● EXERCISE REQUIREMENTS
The lines from the beginning of the records below through the one holding "minimum width=75pt] (model)" are to be copied exactly; leave the pictures out.

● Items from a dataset
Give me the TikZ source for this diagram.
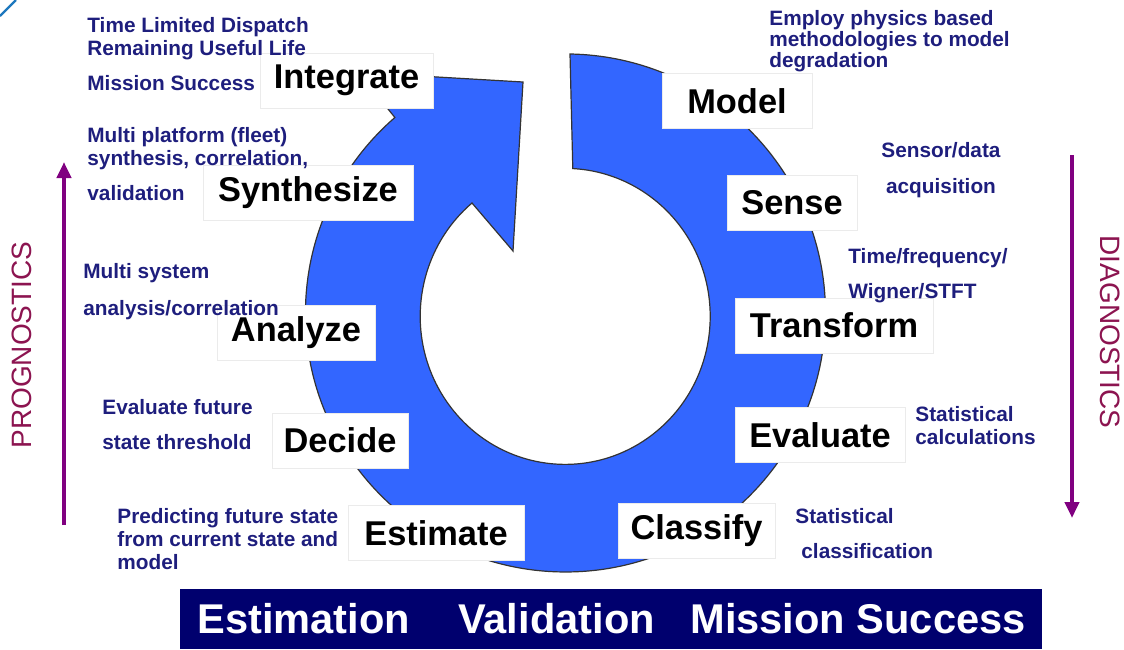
\documentclass[tikz,border=0pt]{standalone}
\usepackage{fontspec}
\setmainfont{Liberation Sans}
\usetikzlibrary{arrows.meta}
\definecolor{ringblue}{RGB}{51,102,255}
\definecolor{descblue}{RGB}{30,30,125}
\definecolor{bannerblue}{RGB}{0,0,110}
\definecolor{arrowpurple}{RGB}{128,0,128}
\definecolor{sidered}{RGB}{140,20,80}
\definecolor{cornerblue}{RGB}{30,120,190}
\newcommand{\stepfont}{\fontsize{17.2}{20}\selectfont\bfseries}
\newcommand{\descfont}{\fontsize{10.4}{11.5}\selectfont\bfseries}
\tikzset{stepbox/.style={fill=white, draw=black!8, font=\stepfont, minimum height=27.5pt, inner sep=0pt},
 desc/.style={font=\descfont, text=descblue, align=left, anchor=base west, inner sep=0pt},
 side/.style={font=\fontsize{14}{16}\selectfont, text=sidered, inner sep=0pt},
 updown/.style={draw=arrowpurple, line width=2pt, -{Triangle[length=8pt,width=7pt]}},
 bannertxt/.style={font=\fontsize{20.8}{24}\selectfont\bfseries, text=white, anchor=base west, inner sep=0pt},
 }

\begin{document}
\begin{tikzpicture}[x=0.5pt, y=-0.5pt]
        \useasboundingbox (0,0) rectangle (1124,649);
        \draw[cornerblue, line width=1.2pt] (0,16) -- (16,0);

        % the cycle
        \filldraw[fill=ringblue, draw=black!80, line width=0.6pt]
          (570,54) arc[start angle=-89, end angle=229, x radius=260, y radius=259]
          -- (384,104) -- (420,76) -- (523,82) -- (513,251) -- (472,203)
          arc[start angle=230, end angle=-87, x radius=145, y radius=148] -- cycle;

        % steps
        \node[stepbox, minimum width=86.5pt] (integrate) at (346.5,80.5) {Integrate};
        \node[stepbox, minimum width=105pt] (synthesize) at (308,192.5) {Synthesize};
        \node[stepbox, minimum width=79pt] (analyze) at (296,332.5) {Analyze};
        \node[stepbox, minimum width=68pt] (decide) at (340,440.5) {Decide};
        \node[stepbox, minimum width=88pt] (estimate) at (436,533) {Estimate};
        \node[stepbox, minimum width=78.5pt] (classify) at (696.5,530.5) {Classify};
        \node[stepbox, minimum width=85pt] (evaluate) at (820,435) {Evaluate};
        \node[stepbox, minimum width=99pt] (transform) at (834,325.5) {Transform};
        \node[stepbox, minimum width=65pt] (sense) at (792,202.5) {Sense};
        \node[stepbox, minimum width=75pt] (model) at (737,101) {Model};

        % what each step does (placed by the last line)
        \node[desc] (dispatch) at (87,90) {Time Limited Dispatch\\Remaining Useful Life\\[6pt]Mission Success};
        \node[desc] (fleet) at (87,200) {Multi platform (fleet)\\synthesis, correlation,\\[6pt]validation};
        \node[desc] (multisys) at (83,315) {Multi system\\[7pt]analysis/correlation};
        \node[desc] (future) at (102,449) {Evaluate future\\[6pt]state threshold};
        \node[desc] (predict) at (117,569) {Predicting future state\\from current state and\\model};
        \node[desc] (physics) at (769,67) {Employ physics based\\[-1pt]methodologies to model\\[-1pt]degradation};
        \node[desc, align=center, anchor=base] (sensor) at (941,193) {Sensor/data\\[6.5pt]acquisition};
        \node[desc] (timefreq) at (848,298) {Time/frequency/\\[6pt]Wigner/STFT};
        \node[desc] (statcalc) at (915,444) {Statistical\\calculations};
        \node[desc] (statclass) at (795,558) {Statistical\\[6pt]\hspace*{3pt}classification};

        % prognostics / diagnostics
        \coordinate (progfoot) at (64,525);
        \coordinate (progtip) at (64,162);
        \draw[updown] (progfoot) -- (progtip);
        \node[side, rotate=90] (prog) at (22,345) {PROGNOSTICS};
        \coordinate (diaghead) at (1072,155);
        \coordinate (diagtip) at (1072,518);
        \draw[updown] (diaghead) -- (diagtip);
        \node[side, rotate=-90] (diag) at (1110,332) {DIAGNOSTICS};

        % banner
        \node[fill=bannerblue, minimum width=431pt, minimum height=30pt, anchor=north west, inner sep=0pt] (banner) at (180,589) {};
        \node[bannertxt] (estimation) at (197,633) {Estimation};
        \node[bannertxt] (validation) at (458,633) {Validation};
        \node[bannertxt] (success) at (690,633) {Mission Success};
\end{tikzpicture}
\end{document}
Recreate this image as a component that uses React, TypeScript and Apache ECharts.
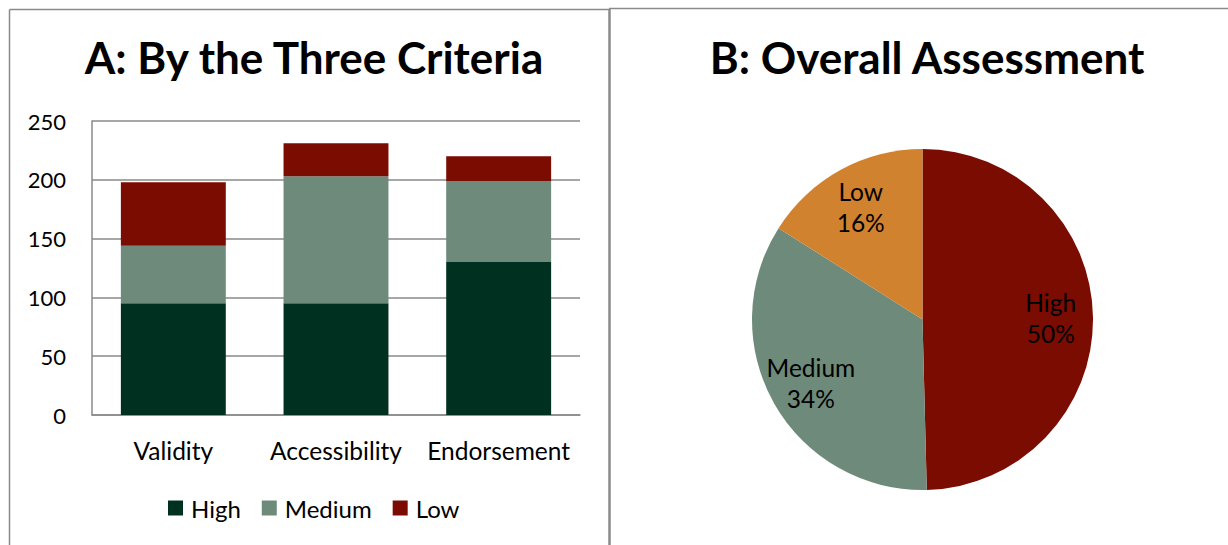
import React, { useEffect, useRef } from "react";
import * as echarts from "echarts";

const categories = ["Validity", "Accessibility", "Endorsement"];
const highValues = [95, 95, 130];
const mediumValues = [49, 108, 69];
const lowValues = [54, 28, 21];
const yTicks = { min: 0, max: 250, interval: 50 };

const pieNames = ["High", "Medium", "Low"];
const pieValues = [49.6, 34.4, 16.0];

const barColors = { High: "#003020", Medium: "#6E8A7A", Low: "#7B0C02" };
const pieColors = ["#7B0C02", "#6E8A7A", "#D0822F"];

const FONT = "Lato, 'Open Sans', sans-serif";

export default function App() {
  const ref = useRef<HTMLDivElement>(null);
  useEffect(() => {
    if (!ref.current) return;
    const chart = echarts.init(ref.current, undefined, { renderer: "svg" });
    const total = pieValues.reduce((a, b) => a + b, 0);
    const gray = "#8a8a8a";
    const titleStyle = { fontFamily: FONT, fontSize: 44, fontWeight: "bold", color: "#000" };
    chart.setOption({
      animation: false,
      backgroundColor: "#ffffff",
      title: [
        { text: "A: By the Three Criteria", left: 309, top: 30, textAlign: "center", textStyle: titleStyle },
        { text: "B: Overall Assessment", left: 922, top: 30, textAlign: "center", textStyle: titleStyle },
      ],
      legend: {
        data: ["High", "Medium", "Low"],
        left: 163,
        top: 491,
        itemWidth: 15,
        itemHeight: 15,
        itemGap: 21,
        icon: "rect",
        textStyle: { fontFamily: FONT, fontSize: 24, color: "#000", padding: [0, 0, 0, 3] },
      },
      grid: { left: 92, right: 648, top: 121, bottom: 130, containLabel: false },
      xAxis: {
        type: "category",
        data: categories,
        axisLine: { lineStyle: { color: gray, width: 1.5 } },
        axisTick: { show: false },
        axisLabel: { fontFamily: FONT, fontSize: 24.5, color: "#000", margin: 23, interval: 0 },
      },
      yAxis: {
        type: "value",
        min: yTicks.min,
        max: yTicks.max,
        interval: yTicks.interval,
        axisLine: { show: true, lineStyle: { color: gray, width: 1.5 } },
        axisTick: { show: false },
        axisLabel: { fontFamily: FONT, fontSize: 22, color: "#000", margin: 26 },
        splitLine: { lineStyle: { color: gray, width: 1.5 } },
      },
      series: [
        { name: "High", type: "bar", stack: "a", data: highValues, barWidth: "64.5%", itemStyle: { color: barColors.High } },
        { name: "Medium", type: "bar", stack: "a", data: mediumValues, barWidth: "64.5%", itemStyle: { color: barColors.Medium } },
        { name: "Low", type: "bar", stack: "a", data: lowValues, barWidth: "64.5%", itemStyle: { color: barColors.Low } },
        {
          name: "Overall",
          type: "pie",
          center: [922.5, 319.5],
          radius: [0, 170.5],
          startAngle: 90,
          clockwise: true,
          silent: true,
          label: { show: false },
          labelLine: { show: false },
          data: pieNames.map((n, i) => ({ name: n, value: pieValues[i], itemStyle: { color: pieColors[i] } })),
        },
        {
          name: "OverallLabels",
          type: "pie",
          center: [922.5, 319.5],
          radius: [80, 170.5],
          startAngle: 90,
          clockwise: true,
          silent: true,
          itemStyle: { color: "rgba(0,0,0,0)" },
          label: {
            show: true,
            position: "inside",
            fontFamily: FONT,
            fontSize: 24.5,
            lineHeight: 31,
            color: "#000",
            formatter: (p: any) => `${p.name}\n${Math.round((p.value / total) * 100)}%`,
          },
          labelLine: { show: false },
          data: pieNames.map((n, i) => ({ name: n, value: pieValues[i] })),
        },
      ],
      graphic: [
        { type: "line", shape: { x1: 9.5, y1: 9.5, x2: 609.5, y2: 9.5 }, style: { stroke: gray, lineWidth: 1.5 }, silent: true },
        { type: "line", shape: { x1: 9.5, y1: 9.5, x2: 9.5, y2: 545 }, style: { stroke: gray, lineWidth: 1.5 }, silent: true },
        { type: "line", shape: { x1: 609.5, y1: 9, x2: 609.5, y2: 545 }, style: { stroke: gray, lineWidth: 2.5 }, silent: true },
        { type: "line", shape: { x1: 609, y1: 8.5, x2: 1228, y2: 8.5 }, style: { stroke: gray, lineWidth: 1.5 }, silent: true },
      ],
    });
    return () => chart.dispose();
  }, []);
  return <div ref={ref} style={{ position: "absolute", left: 0, top: 0, width: 1228, height: 545 }} />;
}
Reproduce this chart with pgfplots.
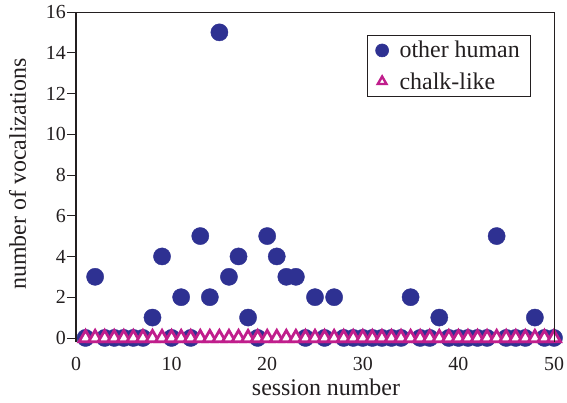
\documentclass[border=0pt]{standalone}
\usepackage{pgfplots}
\pgfplotsset{compat=1.18}
\usepackage{fontspec}
\setmainfont{Liberation Serif}
\definecolor{dotblue}{RGB}{46,49,146}
\definecolor{chalk}{RGB}{192,30,140}
\definecolor{txt}{RGB}{35,31,32}
\pgfplotstableread{
s v
1 0
2 3
3 0
4 0
5 0
6 0
7 0
8 1
9 4
10 0
11 2
12 0
13 5
14 2
15 15
16 3
17 4
18 1
19 0
20 5
21 4
22 3
23 3
24 0
25 2
26 0
27 2
28 0
29 0
30 0
31 0
32 0
33 0
34 0
35 2
36 0
37 0
38 1
39 0
40 0
41 0
42 0
43 0
44 5
45 0
46 0
47 0
48 1
49 0
50 0
}\humantab
\pgfplotstableread{
s v
1 0
2 0
3 0
4 0
5 0
6 0
7 0
8 0
9 0
10 0
11 0
12 0
13 0
14 0
15 0
16 0
17 0
18 0
19 0
20 0
21 0
22 0
23 0
24 0
25 0
26 0
27 0
28 0
29 0
30 0
31 0
32 0
33 0
34 0
35 0
36 0
37 0
38 0
39 0
40 0
41 0
42 0
43 0
44 0
45 0
46 0
47 0
48 0
49 0
50 0
}\chalktab
\begin{document}
\begin{tikzpicture}
\begin{axis}[name=ax, scale only axis, width=478bp, height=330bp,
  xmin=0, xmax=50, ymin=-0.2, ymax=16,
  xtick={0,10,...,50}, ytick={0,2,...,16},
  axis line style={draw=none},
  tick pos=left, tick align=outside,
  major tick length=9bp,
  ytick style={draw=txt, line width=0.8bp},
  xtick style={draw=none},
  tick label style={font=\fontsize{20}{24}\selectfont, text=txt},
  /pgf/number format/assume math mode=true,
  yticklabel style={inner sep=0pt, xshift=-1bp},
  xticklabel style={inner sep=0pt, yshift=-6bp},
  xlabel={session number}, ylabel={number of vocalizations},
  every axis x label/.style={at={(rel axis cs:0.5,0)}, anchor=base, yshift=-53bp, xshift=11bp,
    font=\fontsize{24}{28}\selectfont, text=txt},
  every axis y label/.style={at={(rel axis cs:0,0.5)}, anchor=base, rotate=90, yshift=50bp, xshift=3bp,
    font=\fontsize{24}{28}\selectfont, text=txt},
  legend style={at={(rel axis cs:0.95,0.93)}, anchor=north east, draw=txt, line width=0.6bp,
    font=\fontsize{24}{28}\selectfont, text=txt, row sep=9bp, column sep=9bp,
    inner xsep=8bp, inner ysep=4bp},
  legend cell align=left,
  clip=false,
]
\addlegendimage{only marks, mark=*, mark size=6.5bp, color=dotblue}
\addlegendimage{only marks, mark=triangle, mark size=5bp, color=chalk, mark options={line width=2.4bp}}
\addplot[forget plot, only marks, mark=*, mark size=8.6bp, color=dotblue] table[x=s,y=v] {\humantab};
\addplot[forget plot, only marks, mark=triangle*, mark size=7.5bp,
  every mark/.append style={draw=chalk, fill=white, line width=2.8bp}] table[x=s,y=v] {\chalktab};
\legend{other human, chalk-like}
\end{axis}
\draw[txt, line width=1.8bp] (ax.south west) -- (ax.north west);
\draw[txt, line width=0.8bp] (ax.north west) -- (ax.north east) -- (ax.south east);
\pgfresetboundingbox
\path (ax.south west) ++(-76bp,-61bp) rectangle ++(567bp,403bp);
\end{tikzpicture}
\end{document}
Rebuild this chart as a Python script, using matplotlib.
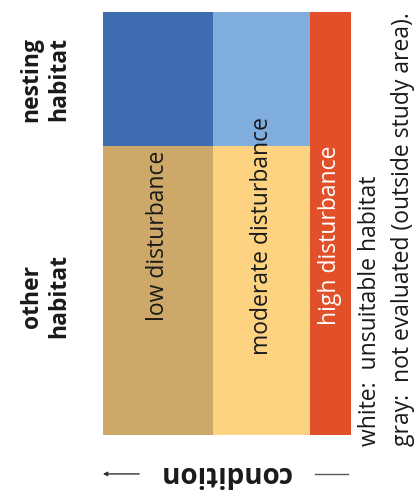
import matplotlib
matplotlib.use("Agg")
import matplotlib.pyplot as plt
import numpy as np

plt.rcParams['font.family'] = ['Open Sans', 'DejaVu Sans']

# columns (disturbance level) and their relative widths
columns = ['low disturbance', 'moderate disturbance', 'high disturbance']
col_widths = [110, 97, 41]
# rows (habitat type), top to bottom, with relative heights
rows = ['nesting\nhabitat', 'other\nhabitat']
row_heights = [134, 289]
cell_colors = [
    ['#3F6BB1', '#7FADDD', '#E2502A'],
    ['#CDA868', '#FDD280', '#E2502A'],
]
col_text_colors = ['#1a1a1a', '#1a1a1a', 'white']
notes = ['white:  unsuitable habitat', 'gray:  not evaluated (outside study area).']

W, H = 416, 495
fig = plt.figure(figsize=(W / 100, H / 100), dpi=100)
ax = fig.add_axes([103 / W, (H - 435) / H, 248 / W, 423 / H])

x_left = np.concatenate([[0], np.cumsum(col_widths)[:-1]])
y_top = np.concatenate([[0], np.cumsum(row_heights)[:-1]])
for i, rh in enumerate(row_heights):
    ax.bar(x_left, [rh] * len(columns), width=col_widths, bottom=y_top[i],
           align='edge', color=cell_colors[i], linewidth=0)

ax.set_xlim(0, sum(col_widths))
ax.set_ylim(sum(row_heights), 0)
ax.axis('off')

# column labels inside the "other habitat" row
for j, name in enumerate(columns):
    ax.text(x_left[j] + col_widths[j] / 2, y_top[1] + row_heights[1] * 0.31, name,
            rotation=90, ha='center', va='center', fontsize=16.5,
            color=col_text_colors[j])

# row labels on the left
for i, name in enumerate(rows):
    yc = y_top[i] + row_heights[i] / 2 + (0 if i == 0 else 6)
    ax.text(-0.232, 1 - yc / sum(row_heights), name,
            transform=ax.transAxes, rotation=90, ha='center',
            va='center', fontsize=16.5, fontweight='bold', color='#1a1a1a',
            linespacing=1.2)

# notes on the right
for k, note in enumerate(notes):
    ax.text(1.078 + k * 0.133, -0.026, note, transform=ax.transAxes,
            rotation=90, ha='center', va='bottom', fontsize=16.5,
            color='#1a1a1a')

# axis title "condition", upside down, with arrow
ax.text(0.49, -0.092, 'condition', transform=ax.transAxes, rotation=180,
        ha='center', va='center', fontsize=20, fontweight='bold',
        color='#1a1a1a')
ax.annotate('', xy=(-0.012, -0.092), xytext=(0.157, -0.092),
            xycoords='axes fraction',
            arrowprops=dict(arrowstyle='-|>', color='#333333', lw=1,
                            mutation_scale=6))
ax.plot([0.855, 0.988], [-0.092, -0.092], transform=ax.transAxes,
        color='#555555', lw=1, clip_on=False)

fig.savefig('out.png', dpi=100)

● COMPLETE OUTPUT
Give me the TikZ source for this diagram.
\documentclass[tikz,border=0pt]{standalone}
\usepackage{fontspec}
\setmainfont{Liberation Sans}
\usetikzlibrary{arrows.meta}
\definecolor{ringblue}{RGB}{51,102,255}
\definecolor{descblue}{RGB}{30,30,125}
\definecolor{bannerblue}{RGB}{0,0,110}
\definecolor{arrowpurple}{RGB}{128,0,128}
\definecolor{sidered}{RGB}{140,20,80}
\definecolor{cornerblue}{RGB}{30,120,190}
\newcommand{\stepfont}{\fontsize{17.2}{20}\selectfont\bfseries}
\newcommand{\descfont}{\fontsize{10.4}{11.5}\selectfont\bfseries}
\tikzset{stepbox/.style={fill=white, draw=black!8, font=\stepfont, minimum height=27.5pt, inner sep=0pt},
 desc/.style={font=\descfont, text=descblue, align=left, anchor=base west, inner sep=0pt},
 side/.style={font=\fontsize{14}{16}\selectfont, text=sidered, inner sep=0pt},
 updown/.style={draw=arrowpurple, line width=2pt, -{Triangle[length=8pt,width=7pt]}},
 bannertxt/.style={font=\fontsize{20.8}{24}\selectfont\bfseries, text=white, anchor=base west, inner sep=0pt},
 }

\begin{document}
\begin{tikzpicture}[x=0.5pt, y=-0.5pt]
        \useasboundingbox (0,0) rectangle (1124,649);
        \draw[cornerblue, line width=1.2pt] (0,16) -- (16,0);

        % the cycle
        \filldraw[fill=ringblue, draw=black!80, line width=0.6pt]
          (570,54) arc[start angle=-89, end angle=229, x radius=260, y radius=259]
          -- (384,104) -- (420,76) -- (523,82) -- (513,251) -- (472,203)
          arc[start angle=230, end angle=-87, x radius=145, y radius=148] -- cycle;

        % steps
        \node[stepbox, minimum width=86.5pt] (integrate) at (346.5,80.5) {Integrate};
        \node[stepbox, minimum width=105pt] (synthesize) at (308,192.5) {Synthesize};
        \node[stepbox, minimum width=79pt] (analyze) at (296,332.5) {Analyze};
        \node[stepbox, minimum width=68pt] (decide) at (340,440.5) {Decide};
        \node[stepbox, minimum width=88pt] (estimate) at (436,533) {Estimate};
        \node[stepbox, minimum width=78.5pt] (classify) at (696.5,530.5) {Classify};
        \node[stepbox, minimum width=85pt] (evaluate) at (820,435) {Evaluate};
        \node[stepbox, minimum width=99pt] (transform) at (834,325.5) {Transform};
        \node[stepbox, minimum width=65pt] (sense) at (792,202.5) {Sense};
        \node[stepbox, minimum width=75pt] (model) at (737,101) {Model};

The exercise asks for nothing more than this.